As a result, profit fell 12% to NZ$715 million, although New Zealand geographic performance was stronger because of a good performance in New Zealand Institutional.
Revenue growth was 4%. The key relationship businesses in Rural, Corporate and Commercial performed solidly. The Retail businesses however were impacted by higher credit provisions which increased significantly from the low levels experienced in 2007. Higher funding costs, including a squeeze in deposit margins, also impacted performance.
In this tougher environment, the Division focused on key investment initiatives, innovation and efficiency. Investments included expanding business opportunities in the fast growing Auckland market and in attractive customer segments such as private banking, migrants and Asian banking. It has also invested in upgrading key infrastructure (data and call centres, telecommunications, telling platforms) to position it for future growth. During the year the Bank introduced innovative deposit and credit card products and New Zealand’s first contactless payments card.
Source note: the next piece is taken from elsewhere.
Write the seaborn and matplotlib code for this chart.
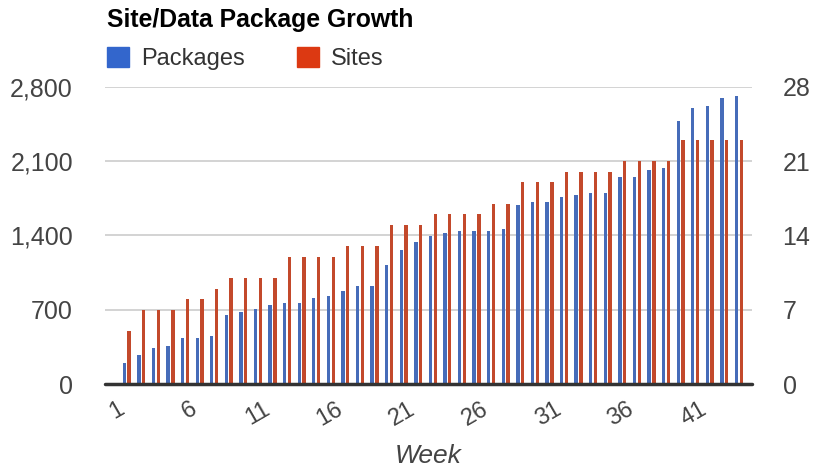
import matplotlib
matplotlib.use('Agg')
import matplotlib.pyplot as plt
from matplotlib.patches import Patch
from matplotlib.transforms import ScaledTranslation
import seaborn as sns
import pandas as pd

# weekly growth figures
weeks = list(range(1, 44))
packages = [195, 270, 340, 360, 430, 430, 450, 655, 680, 705, 745, 765, 765, 810, 830,
            875, 920, 920, 1125, 1265, 1335, 1395, 1420, 1440, 1440, 1440, 1460, 1690,
            1715, 1715, 1760, 1785, 1800, 1800, 1950, 1950, 2015, 2035, 2480, 2600,
            2620, 2690, 2710]
sites = [5, 7, 7, 7, 8, 8, 9, 10, 10, 10, 10, 12, 12, 12, 12, 13, 13, 13, 15, 15, 15,
         16, 16, 16, 16, 17, 17, 19, 19, 19, 20, 20, 20, 20, 21, 21, 21, 21, 23, 23,
         23, 23, 23]
left_ticks = [0, 700, 1400, 2100, 2800]
right_ticks = [0, 7, 14, 21, 28]

blue = '#3366cc'
red = '#dc3912'
series = ['Packages', 'Sites']
zeros = [0] * len(weeks)

# each axis gets both series so the dodge slots line up; the other one is zero
df_left = pd.DataFrame({'week': weeks * 2, 'value': packages + zeros,
                        'series': ['Packages'] * 43 + ['Sites'] * 43})
df_right = pd.DataFrame({'week': weeks * 2, 'value': zeros + sites,
                         'series': ['Packages'] * 43 + ['Sites'] * 43})

sns.set_style('white')
plt.rcParams['font.family'] = ['Liberation Sans', 'DejaVu Sans']

fig = plt.figure(figsize=(8.13, 4.69), dpi=100)
ax = fig.add_axes([0.129, 0.181, 0.796, 0.634])
ax2 = ax.twinx()

sns.barplot(data=df_left, x='week', y='value', hue='series', hue_order=series,
            palette=[blue, red], width=0.66, gap=0.3, linewidth=0, ax=ax, legend=False)
sns.barplot(data=df_right, x='week', y='value', hue='series', hue_order=series,
            palette=[blue, red], width=0.66, gap=0.3, linewidth=0, ax=ax2, legend=False)

ax.set_ylim(0, 2800)
ax2.set_ylim(0, 28)
ax.set_xlim(-1.5, 42.9)

ax.set_yticks(left_ticks)
ax.set_yticklabels([f'{t:,}' for t in left_ticks])
ax2.set_yticks(right_ticks)
ax2.set_yticklabels([str(t) for t in right_ticks])

ax.grid(axis='y', color='#cccccc', linewidth=1.2)
ax.set_axisbelow(True)
ax2.grid(False)
for a in (ax, ax2):
    for s in a.spines.values():
        s.set_visible(False)
    a.tick_params(axis='both', length=0, labelsize=17, colors='#444444')
    a.set_ylabel('')
ax.tick_params(axis='y', labelsize=18, pad=23)
ax2.tick_params(axis='y', labelsize=18, pad=22)
ax2.axhline(0, color='#333333', linewidth=2.5, zorder=5, clip_on=False)

ax.set_xticks(range(0, 43, 5))
ax.set_xticklabels([str(w) for w in weeks[::5]], rotation=30, ha='right',
                   rotation_mode='anchor')
ax.tick_params(axis='x', pad=10)
shift = ScaledTranslation(-10 / 100, 0, fig.dpi_scale_trans)
for lbl in ax.get_xticklabels():
    lbl.set_transform(lbl.get_transform() + shift)
ax.set_xlabel('Week', fontsize=19, style='italic', color='#444444', labelpad=10)

fig.text(0.131, 0.958, 'Site/Data Package Growth', fontsize=17.8, fontweight='bold',
         color='#000000', va='center', ha='left')
handles = [Patch(color=blue), Patch(color=red)]
fig.legend(handles, series, loc='center left', bbox_to_anchor=(0.105, 0.875), ncol=2,
           frameon=False, fontsize=17, handlelength=0.95, handleheight=0.95,
           handletextpad=0.5, columnspacing=2.2, labelcolor='#333333')

plt.savefig('out.png', dpi=100)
Costs rose 4%. A number of transformation initiatives commenced to drive efficiency. Tangible benefits have been delivered via Lean Six Sigma projects, benchmarking initiatives and procurement savings. A program to leverage ANZ’s technology and operations centre in Bangalore to gain greater scale and efficiency in back office operations also commenced.
During the year, strong staff engagement scores were maintained at 64%. Despite the impact of the weak New Zealand economy, ANZ has maintained the strong franchise position that was created following the acquisition of The National Bank of New Zealand in 2003 and is well positioned to participate in a recovery in the economy.